Against Christian Nationalism (p.129ff)
“Christian nationalism is impoverished as it seeks a kingdom without a cross. It pursues a victory without mercy. It acclaims God’s love of power rather than the power of God’s love. We must remember that Jesus refused those who wanted to ‘make him king’ by force just as much as he refused to become king by calling upon ‘twelve legions of angels’. Jesus needs no army, arms or armoured cavalry to bring about the kingdom of God. As such, we should resist Christian nationalism as giving a Christian facade to nakedly political, ethnocentric and impious ventures.”
Against Civic Totalism (p.136 ff)
Under the guise of being "progressive" a state seeks "to regulate the individual's beliefs, convictions, conscience and religion". This has a strong "culture war" dimension and I feel that sometimes this threat is overblown by some politically "conservative" Christians.
A strong case is made for liberal democracy as the best form of governance, albeit the best among bad options.
“we wish to prosecute the thesis that in a world with a human propensity for evil, greed and injustice, liberal democracy stands as the least worst option for human governance. Liberal democracy is neither a necessary nor a sufficient condition for a just society, but it can be an enabling condition for a just society.”
Eight benefits of liberal democracy are given. One is "Economic opportunity and equality." There is substantial evidence for this, as argued in the best book that I read in 2019.
Following John Inazu, the authors advocate for "confident pluralism".
“Confident pluralism has a very simple premise, namely, that people have the right to be different, to think differently, to live differently, to worship differently, without fear of reprisal. Confident pluralism operates with the idea that politics has instrumental rather than ultimate value. In other words, politics is a means, not an end. No state, no political party, no leader is God-like, or can demand blind devotion. Any attempt by political actors to create social homogeneity by compelling conformity, by bullying minorities or by punishing dissent, whether in religion or in policy, is anti-liberal and undemocratic. "
What is missing from the book?
Any discussion of the problem of smartphones and social media. Today, they completely shape popular political debate, making it superficial, divisive, and polarising. There are several important dimensions to this.
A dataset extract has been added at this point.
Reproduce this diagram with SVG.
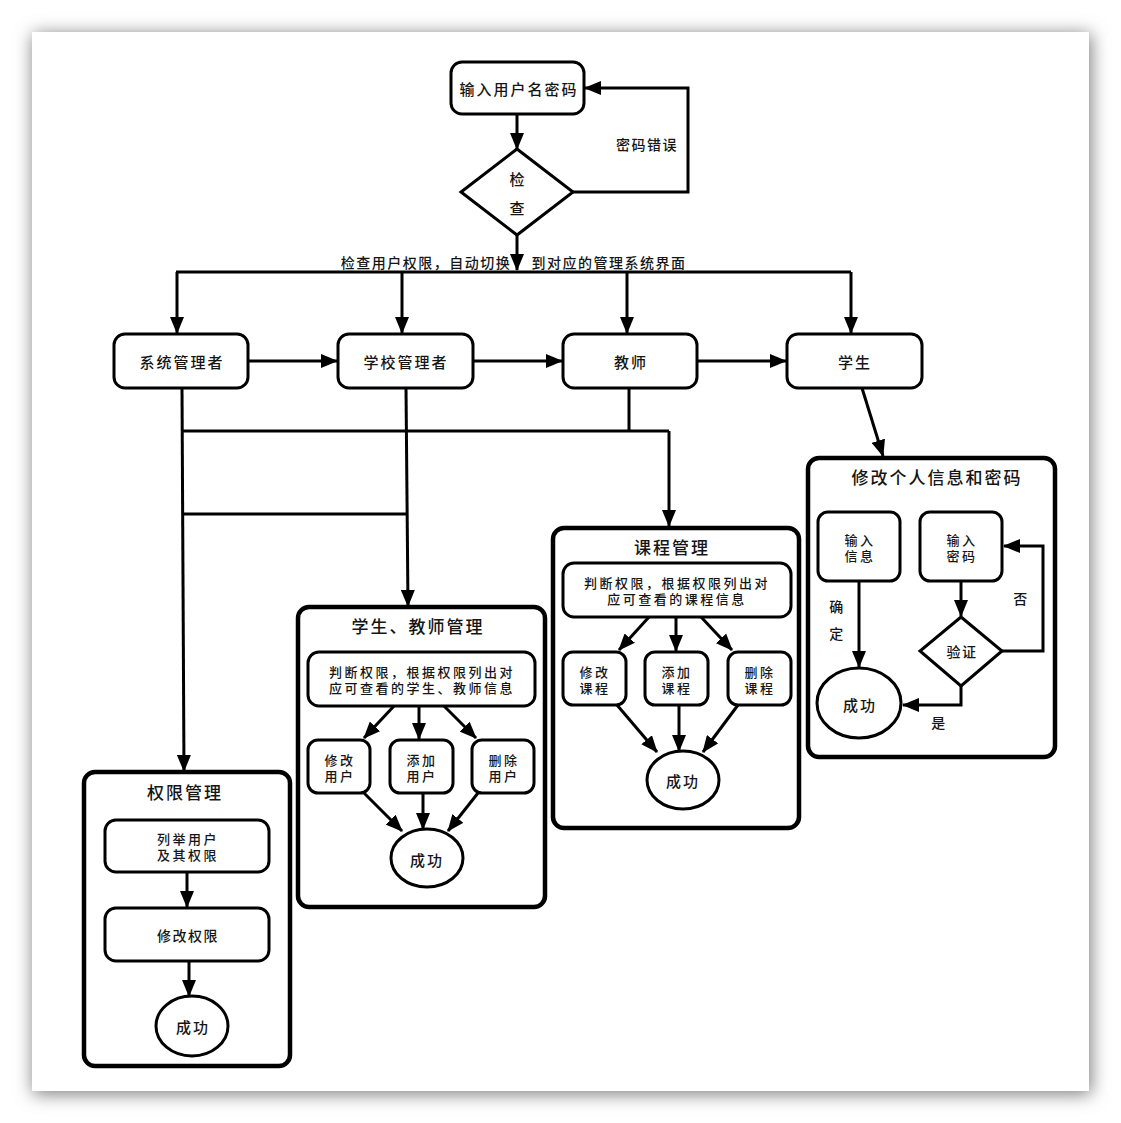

Christians are addicted to their phones and this undermines discipleship, contemplative practices, and incarnational ministry. Tech companies are now "powers" for evil that need to be grappled with.
There is a good emphasis on the multi-cultural nature of the church. In this context, it should be acknowledged that the global church is now centred outside the West. In the West the largest and fastest growing church are not white but immigrants. I would like to hear their voice on these topics. My limited experience is that many of these voices are less sympathetic to liberal democracy.
One book from an African perspective is The Church and Politics by Bernard Boyo.
John Nugent points out the book also lacks any engagement with alternative visions of political theology, such as due to Karl Barth, Stanley Hauerwas, or John Yoder, who are more wary of the church engaging with worldly powers. Admittedly, they might have made a longer book. In fairness, page 34 does mention Hauerwas's critique of Christendom.
The Undeceptions podcast has a good episode where John Dickson interviews Tom Wright about the book.
The Doge Leonardo Donà Worshiping the Virgin and Child. by Marco Vecellio (1545–1611) The Doge's Palace in Venice
For me this captures the ambiguity of Christendom. Who is worshiping who?